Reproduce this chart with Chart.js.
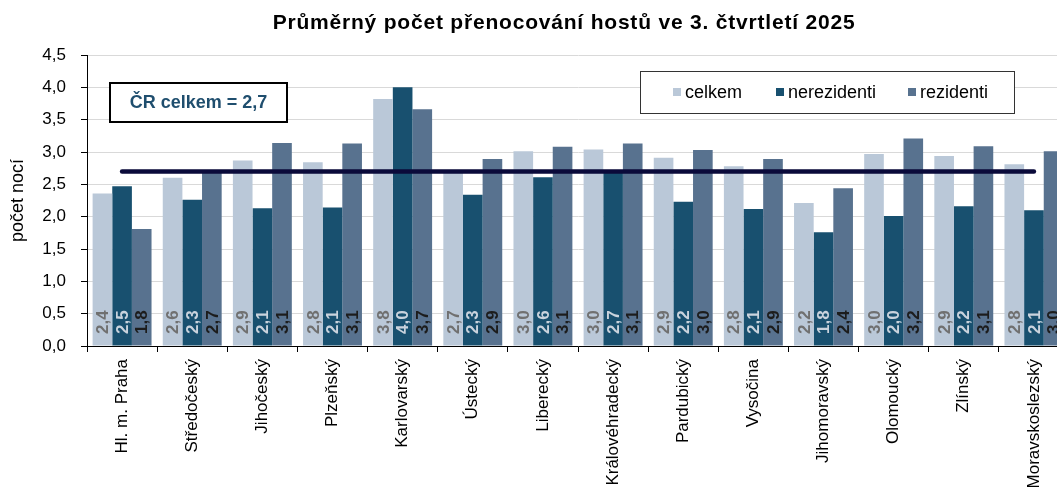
<!DOCTYPE html>
<html>
<head>
<meta charset="utf-8">
<script src="https://cdn.jsdelivr.net/npm/chart.js@4.4.0/dist/chart.umd.min.js"></script>
<style>
  body { margin: 0; overflow: hidden; background: #fff; }
  #wrap { width: 1128px; height: 503px; }
</style>
</head>
<body>
<div id="wrap"><canvas id="myChart" width="1128" height="503"></canvas></div>
<script>
const kraje = ['Hl. m. Praha', 'Středočeský', 'Jihočeský', 'Plzeňský', 'Karlovarský', 'Ústecký',
    'Liberecký', 'Královéhradecký', 'Pardubický', 'Vysočina', 'Jihomoravský', 'Olomoucký',
    'Zlínský', 'Moravskoslezský'];
const celkem = [2.36, 2.60, 2.87, 2.84, 3.82, 2.72, 3.01, 3.04, 2.91, 2.78, 2.21, 2.97, 2.94, 2.81];
const nerezidenti = [2.47, 2.26, 2.13, 2.14, 4.00, 2.34, 2.61, 2.72, 2.23, 2.12, 1.76, 2.01, 2.16, 2.10];
const rezidenti = [1.81, 2.72, 3.14, 3.13, 3.66, 2.89, 3.08, 3.13, 3.03, 2.89, 2.44, 3.21, 3.09, 3.01];
const crCelkem = 2.7;
const nazev = 'Průměrný počet přenocování hostů ve 3. čtvrtletí 2025';

const carka = v => v.toFixed(1).replace('.', ',');
const barvy = ['#bac8d8', '#18506f', '#58728f'];
const barvyPopisku = ['#707070', '#c9d3dd', '#1c1c1c'];
const pismo = '"Liberation Sans", Arial, sans-serif';

// popisky hodnot u paty sloupcu
const popiskyPlugin = {
    id: 'popisky',
    afterDatasetsDraw(chart) {
        const c = chart.ctx;
        const y0 = chart.scales.y.getPixelForValue(0) - 12;
        c.save();
        c.font = 'bold 17px ' + pismo;
        c.textAlign = 'left';
        c.textBaseline = 'middle';
        for (let d = 0; d < 3; d++) {
            const meta = chart.getDatasetMeta(d);
            c.fillStyle = barvyPopisku[d];
            meta.data.forEach((bar, i) => {
                c.save();
                c.translate(bar.x + 1, y0);
                c.rotate(-Math.PI / 2);
                c.fillText(carka(chart.data.datasets[d].data[i]), 0, 0);
                c.restore();
            });
        }
        c.restore();
    }
};

// nadpis, ramecek CR celkem a legenda
const ramecekPlugin = {
    id: 'ramecek',
    afterDraw(chart) {
        const c = chart.ctx;
        c.save();
        c.fillStyle = '#000';
        c.font = 'bold 21px ' + pismo;
        c.letterSpacing = '0.8px';
        c.textAlign = 'center';
        c.textBaseline = 'middle';
        c.fillText(nazev, 564, 23);
        c.letterSpacing = '0px';

        c.fillStyle = '#fff';
        c.fillRect(110, 83, 177, 39);
        c.lineWidth = 2;
        c.strokeStyle = '#000';
        c.strokeRect(110, 83, 177, 39);
        c.fillStyle = '#1f4e6e';
        c.font = 'bold 18px ' + pismo;
        c.fillText('ČR celkem = ' + carka(crCelkem), 198.5, 103);

        c.fillStyle = '#fff';
        c.fillRect(640.5, 71.5, 374, 42);
        c.lineWidth = 1;
        c.strokeStyle = '#333';
        c.strokeRect(640.5, 71.5, 374, 42);
        c.font = '18px ' + pismo;
        c.textAlign = 'left';
        const xs = [673, 776, 908];
        for (let d = 0; d < 3; d++) {
            c.fillStyle = barvy[d];
            c.fillRect(xs[d], 88, 8, 8);
            c.fillStyle = '#000';
            c.fillText(chart.data.datasets[d].label, xs[d] + 12, 93);
        }
        c.restore();
    }
};

const ctx = document.getElementById('myChart').getContext('2d');
const myChart = new Chart(ctx, {
    data: {
        labels: kraje,
        datasets: [
            { type: 'bar', label: 'celkem', data: celkem, backgroundColor: barvy[0], order: 2 },
            { type: 'bar', label: 'nerezidenti', data: nerezidenti, backgroundColor: barvy[1], order: 2 },
            { type: 'bar', label: 'rezidenti', data: rezidenti, backgroundColor: barvy[2], order: 2 },
            {
                type: 'line', label: 'ČR celkem', data: kraje.map(() => crCelkem),
                borderColor: '#0a0a3a', borderWidth: 4.5, pointRadius: 0,
                borderCapStyle: 'round', order: 1
            }
        ]
    },
    options: {
        responsive: false,
        animation: false,
        layout: { padding: { top: 55, right: 59, left: 0, bottom: 0 } },
        datasets: {
            bar: { categoryPercentage: 0.84, barPercentage: 1.0 }
        },
        scales: {
            x: {
                grid: { offset: true, drawOnChartArea: false, tickLength: 6, tickColor: '#000' },
                border: { color: '#000', width: 1 },
                ticks: {
                    color: '#000', minRotation: 90, maxRotation: 90, autoSkip: false, padding: 7,
                    font: { family: pismo, size: 17 }
                },
                afterFit: s => { s.height = 157; }
            },
            y: {
                min: 0,
                max: 4.5,
                ticks: {
                    stepSize: 0.5, color: '#000', padding: 15,
                    font: { family: pismo, size: 17 },
                    callback: v => carka(v)
                },
                grid: { color: '#d9d9d9', tickColor: '#000', tickLength: 6 },
                border: { color: '#000', width: 1 },
                title: {
                    display: true, text: 'počet nocí', color: '#000', padding: { top: 7, bottom: 0 },
                    font: { family: pismo, size: 18 }
                },
                afterFit: s => { s.width = 87; }
            }
        },
        plugins: {
            legend: { display: false },
            title: { display: false },
            tooltip: { enabled: false }
        }
    },
    plugins: [popiskyPlugin, ramecekPlugin]
});
</script>
</body>
</html>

______________________________

Transcribe all the data word for word; the images stay out.

Reproduce this chart with Chart.js.
<!DOCTYPE html>
<html>
<head>
<meta charset="utf-8">
<script src="https://cdn.jsdelivr.net/npm/chart.js@4.4.0/dist/chart.umd.min.js"></script>
<style>
  body { margin: 0; overflow: hidden; background: #fff; }
  #wrap { width: 1128px; height: 503px; }
</style>
</head>
<body>
<div id="wrap"><canvas id="myChart" width="1128" height="503"></canvas></div>
<script>
const kraje = ['Hl. m. Praha', 'Středočeský', 'Jihočeský', 'Plzeňský', 'Karlovarský', 'Ústecký',
    'Liberecký', 'Královéhradecký', 'Pardubický', 'Vysočina', 'Jihomoravský', 'Olomoucký',
    'Zlínský', 'Moravskoslezský'];
const celkem = [2.36, 2.60, 2.87, 2.84, 3.82, 2.72, 3.01, 3.04, 2.91, 2.78, 2.21, 2.97, 2.94, 2.81];
const nerezidenti = [2.47, 2.26, 2.13, 2.14, 4.00, 2.34, 2.61, 2.72, 2.23, 2.12, 1.76, 2.01, 2.16, 2.10];
const rezidenti = [1.81, 2.72, 3.14, 3.13, 3.66, 2.89, 3.08, 3.13, 3.03, 2.89, 2.44, 3.21, 3.09, 3.01];
const crCelkem = 2.7;
const nazev = 'Průměrný počet přenocování hostů ve 3. čtvrtletí 2025';

const carka = v => v.toFixed(1).replace('.', ',');
const barvy = ['#bac8d8', '#18506f', '#58728f'];
const barvyPopisku = ['#707070', '#c9d3dd', '#1c1c1c'];
const pismo = '"Liberation Sans", Arial, sans-serif';

// popisky hodnot u paty sloupcu
const popiskyPlugin = {
    id: 'popisky',
    afterDatasetsDraw(chart) {
        const c = chart.ctx;
        const y0 = chart.scales.y.getPixelForValue(0) - 12;
        c.save();
        c.font = 'bold 17px ' + pismo;
        c.textAlign = 'left';
        c.textBaseline = 'middle';
        for (let d = 0; d < 3; d++) {
            const meta = chart.getDatasetMeta(d);
            c.fillStyle = barvyPopisku[d];
            meta.data.forEach((bar, i) => {
                c.save();
                c.translate(bar.x + 1, y0);
                c.rotate(-Math.PI / 2);
                c.fillText(carka(chart.data.datasets[d].data[i]), 0, 0);
                c.restore();
            });
        }
        c.restore();
    }
};

// nadpis, ramecek CR celkem a legenda
const ramecekPlugin = {
    id: 'ramecek',
    afterDraw(chart) {
        const c = chart.ctx;
        c.save();
        c.fillStyle = '#000';
        c.font = 'bold 21px ' + pismo;
        c.letterSpacing = '0.8px';
        c.textAlign = 'center';
        c.textBaseline = 'middle';
        c.fillText(nazev, 564, 23);
        c.letterSpacing = '0px';

        c.fillStyle = '#fff';
        c.fillRect(110, 83, 177, 39);
        c.lineWidth = 2;
        c.strokeStyle = '#000';
        c.strokeRect(110, 83, 177, 39);
        c.fillStyle = '#1f4e6e';
        c.font = 'bold 18px ' + pismo;
        c.fillText('ČR celkem = ' + carka(crCelkem), 198.5, 103);

        c.fillStyle = '#fff';
        c.fillRect(640.5, 71.5, 374, 42);
        c.lineWidth = 1;
        c.strokeStyle = '#333';
        c.strokeRect(640.5, 71.5, 374, 42);
        c.font = '18px ' + pismo;
        c.textAlign = 'left';
        const xs = [673, 776, 908];
        for (let d = 0; d < 3; d++) {
            c.fillStyle = barvy[d];
            c.fillRect(xs[d], 88, 8, 8);
            c.fillStyle = '#000';
            c.fillText(chart.data.datasets[d].label, xs[d] + 12, 93);
        }
        c.restore();
    }
};

const ctx = document.getElementById('myChart').getContext('2d');
const myChart = new Chart(ctx, {
    data: {
        labels: kraje,
        datasets: [
            { type: 'bar', label: 'celkem', data: celkem, backgroundColor: barvy[0], order: 2 },
            { type: 'bar', label: 'nerezidenti', data: nerezidenti, backgroundColor: barvy[1], order: 2 },
            { type: 'bar', label: 'rezidenti', data: rezidenti, backgroundColor: barvy[2], order: 2 },
            {
                type: 'line', label: 'ČR celkem', data: kraje.map(() => crCelkem),
                borderColor: '#0a0a3a', borderWidth: 4.5, pointRadius: 0,
                borderCapStyle: 'round', order: 1
            }
        ]
    },
    options: {
        responsive: false,
        animation: false,
        layout: { padding: { top: 55, right: 59, left: 0, bottom: 0 } },
        datasets: {
            bar: { categoryPercentage: 0.84, barPercentage: 1.0 }
        },
        scales: {
            x: {
                grid: { offset: true, drawOnChartArea: false, tickLength: 6, tickColor: '#000' },
                border: { color: '#000', width: 1 },
                ticks: {
                    color: '#000', minRotation: 90, maxRotation: 90, autoSkip: false, padding: 7,
                    font: { family: pismo, size: 17 }
                },
                afterFit: s => { s.height = 157; }
            },
            y: {
                min: 0,
                max: 4.5,
                ticks: {
                    stepSize: 0.5, color: '#000', padding: 15,
                    font: { family: pismo, size: 17 },
                    callback: v => carka(v)
                },
                grid: { color: '#d9d9d9', tickColor: '#000', tickLength: 6 },
                border: { color: '#000', width: 1 },
                title: {
                    display: true, text: 'počet nocí', color: '#000', padding: { top: 7, bottom: 0 },
                    font: { family: pismo, size: 18 }
                },
                afterFit: s => { s.width = 87; }
            }
        },
        plugins: {
            legend: { display: false },
            title: { display: false },
            tooltip: { enabled: false }
        }
    },
    plugins: [popiskyPlugin, ramecekPlugin]
});
</script>
</body>
</html>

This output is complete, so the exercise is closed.